At the core of Republican concern is a long-running dilemma for incumbent presidents seeking reelection. The races, left to themselves, tend to be referendums on the occupant of the Oval Office, a dangerous place for Trump in the current economic and political environment. President Barack Obama’s advisers, who faced milder head winds in 2012, focused his reelection efforts on shifting the debate from his record to demonizing the past business practices of his Republican opponent, Mitt Romney, as a way of framing the next four years.

Bush, in his 2004 reelection bid, was able to turn the focus to his Democratic opponent John F. Kerry on both economic and national security fronts. Joel Benenson, a pollster for both Obama and Hillary Clinton, said Trump has not been as nimble in his approach to reelection.

“If you think about George W. Bush against Kerry and President Obama against Romney, they were both very skilled politicians and each of them had enough introspection to know when they needed to repair damage and to do it,” Benenson said. “Trump is completely lacking in reparative skills.”

Trump has also struggled to address the question of how he would make the country better if given another four years in office. His stump speech focuses on warning of civil unrest and economic disaster if Democrats lead the country. He also promises another economic revival in his second term and the appointment of more conservative judges.

But when he was asked last week by Fox News host Sean Hannity what his priorities would be if he won reelection, the president delivered a rambling answer about his political outsider credentials and his anger at his former national security adviser John Bolton.

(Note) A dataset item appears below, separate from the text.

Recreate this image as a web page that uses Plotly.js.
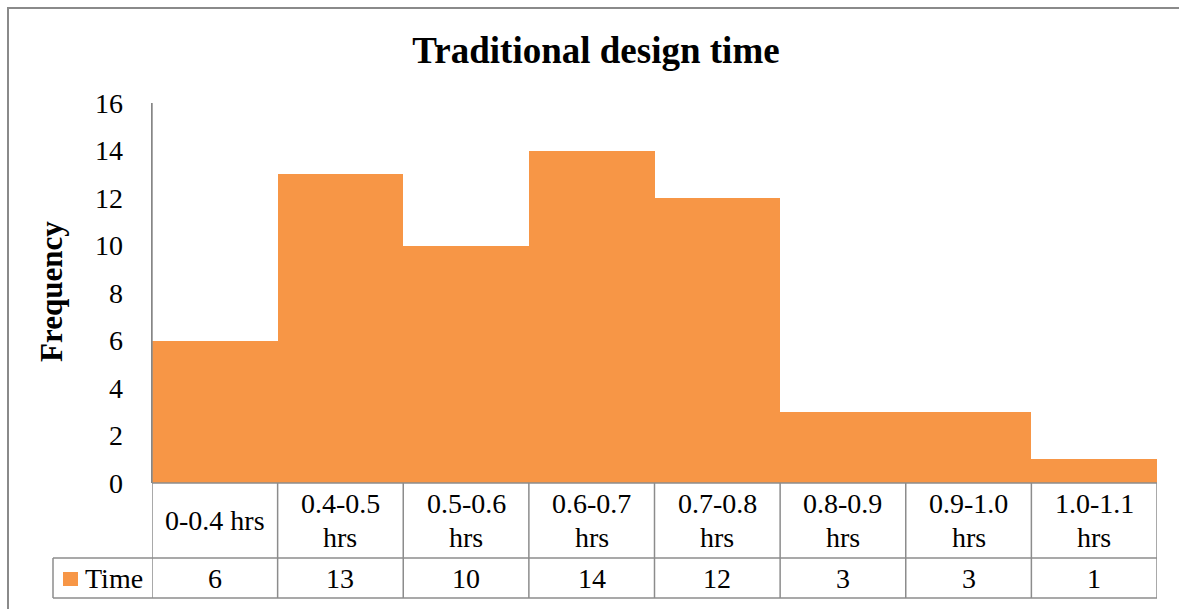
<!DOCTYPE html>
<html>
<head>
<meta charset="utf-8">
<script src="https://cdn.plot.ly/plotly-3.0.1.min.js"></script>
<style>
html,body{margin:0;padding:0;background:#fff;}
#chart{width:1179px;height:609px;}
</style>
</head>
<body>
<div id="chart"></div>
<script>
// ---- data ----
var categories = ["0-0.4 hrs", "0.4-0.5 hrs", "0.5-0.6 hrs", "0.6-0.7 hrs", "0.7-0.8 hrs", "0.8-0.9 hrs", "0.9-1.0 hrs", "1.0-1.1 hrs"];
var timeValues = [6, 13, 10, 14, 12, 3, 3, 1];
var seriesName = "Time";
var yTicks = [0, 2, 4, 6, 8, 10, 12, 14, 16];
var chartTitle = "Traditional design time";
var yTitle = "Frequency";

// ---- geometry helpers ----
var W = 1179, H = 609;
var L = 152, R = 1157, T = 103, B = 483;
var FONT = '"Liberation Serif", "Times New Roman", serif';
var BAR = '#F79646';
var GRID = '#8c8c8c';
function px(x) { return (x - L) / (R - L); }
function py(y) { return (B - y) / (B - T); }

var n = categories.length;
var rowMid = 558, rowBot = 598, colLeft = 53;

var shapes = [];
var annotations = [];

// outer border
shapes.push({type: 'rect', xref: 'paper', yref: 'paper', x0: px(8), x1: px(1300), y0: py(8), y1: py(700),
  line: {color: '#8a8a8a', width: 2}, fillcolor: 'rgba(0,0,0,0)', layer: 'below'});

// table horizontal lines
shapes.push({type: 'line', xref: 'x', yref: 'paper', x0: -0.5, x1: n - 0.5, y0: py(B), y1: py(B), line: {color: GRID, width: 1.5}});
shapes.push({type: 'line', xref: 'paper', yref: 'paper', x0: px(colLeft), x1: 1, y0: py(rowMid), y1: py(rowMid), line: {color: GRID, width: 1.5}});
shapes.push({type: 'line', xref: 'paper', yref: 'paper', x0: px(colLeft), x1: 1, y0: py(rowBot), y1: py(rowBot), line: {color: GRID, width: 1.5}});
// table vertical lines
for (var i = 0; i <= n; i++) {
  shapes.push({type: 'line', xref: 'x', yref: 'paper', x0: i - 0.5, x1: i - 0.5, y0: i === 0 ? 1 : py(B), y1: py(rowBot), line: {color: GRID, width: 1.5}});
}
shapes.push({type: 'line', xref: 'paper', yref: 'paper', x0: px(colLeft), x1: px(colLeft), y0: py(rowMid), y1: py(rowBot), line: {color: GRID, width: 1.5}});
// legend key
shapes.push({type: 'rect', xref: 'paper', yref: 'paper', x0: px(63), x1: px(78), y0: py(572), y1: py(586), line: {width: 0}, fillcolor: BAR});

// category labels and values
for (var j = 0; j < n; j++) {
  var lab = categories[j];
  var parts = lab.length > 9 ? [lab.slice(0, lab.lastIndexOf(' ')), lab.slice(lab.lastIndexOf(' ') + 1)] : [lab];
  var ys = parts.length === 2 ? [503, 537] : [520];
  for (var k = 0; k < parts.length; k++) {
    annotations.push({xref: 'x', yref: 'paper', x: j, y: py(ys[k]), text: parts[k], showarrow: false,
      xanchor: 'center', yanchor: 'middle', font: {family: FONT, size: 28, color: '#000'}});
  }
  annotations.push({xref: 'x', yref: 'paper', x: j, y: py(578), text: String(timeValues[j]), showarrow: false,
    xanchor: 'center', yanchor: 'middle', font: {family: FONT, size: 28, color: '#000'}});
}
annotations.push({xref: 'paper', yref: 'paper', x: px(83), y: py(578), text: seriesName, showarrow: false,
  xanchor: 'left', yanchor: 'middle', font: {family: FONT, size: 28, color: '#000'}});
// y axis title
annotations.push({xref: 'paper', yref: 'paper', x: px(51), y: py(292), text: '<b>' + yTitle + '</b>', showarrow: false,
  textangle: -90, xanchor: 'center', yanchor: 'middle', font: {family: FONT, size: 31, color: '#000'}});

var trace = {
  type: 'bar', x: categories, y: timeValues, name: seriesName,
  marker: {color: BAR, line: {width: 0}}, hoverinfo: 'x+y'
};

var layout = {
  width: W, height: H,
  margin: {l: L, r: W - R, t: T, b: H - B, pad: 0},
  paper_bgcolor: '#fff', plot_bgcolor: '#fff',
  showlegend: false, bargap: 0,
  title: {text: '<b>' + chartTitle + '</b>', x: 596 / W, xanchor: 'center', xref: 'container',
    y: 1 - 50 / H, yanchor: 'middle', yref: 'container', font: {family: FONT, size: 37, color: '#000'}},
  xaxis: {range: [-0.5, n - 0.5], showticklabels: false, showgrid: false, zeroline: false, showline: false, ticks: '', fixedrange: true},
  yaxis: {range: [0, 16], tickvals: yTicks, ticktext: yTicks.map(String), showgrid: false, zeroline: false,
    showline: true, linecolor: '#868686', linewidth: 1.5, ticks: '', ticklabelstandoff: 22,
    tickfont: {family: FONT, size: 28, color: '#000'}, fixedrange: true},
  shapes: shapes, annotations: annotations
};

Plotly.newPlot('chart', [trace], layout, {displayModeBar: false, staticPlot: true});
</script>
</body>
</html>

“One of the things that will be really great — the word experience is still good, I always say talent is more important than experience, I’ve always said that — but the word experience is a very important word, a very important meaning,” said Trump, who has decried Biden’s political longevity as a negative.

In prior months, the Trump campaign has proved adept at jumping on and magnifying similar slip-ups and malapropisms by Biden. The campaign started selling a T-shirt printed with the phrase “#YouAintBlack,” referring to a phrase Biden used to describe African Americans who did not support him. Biden apologized for the comment shortly after he made it.

But Biden’s missteps have decreased as his public appearances have become more controlled. He has done less than a quarter as many interviews in June as the 22 he did in May, according to campaign statistics.

The Biden campaign was slow to react on Sunday, when Trump retweeted a video of a supporter shouting “White power” after being taunted by a protester calling him a racist. Trump described the video as showing “great people.”

Six hours passed before the Biden campaign responded with a condemning tweet. By then, Sen. Tim Scott (R-S.C.) had already asked for it to be removed, and Trump had deleted the tweet. For the campaign, the timing was just right.

“When Trump says or does things that are guaranteed to result in a pile-on, immediately responding can have a polarizing effect,” a Biden adviser said about the delay, speaking on the condition of anonymity to discuss strategy. “In many cases like that it’s more effective to hold your fire.”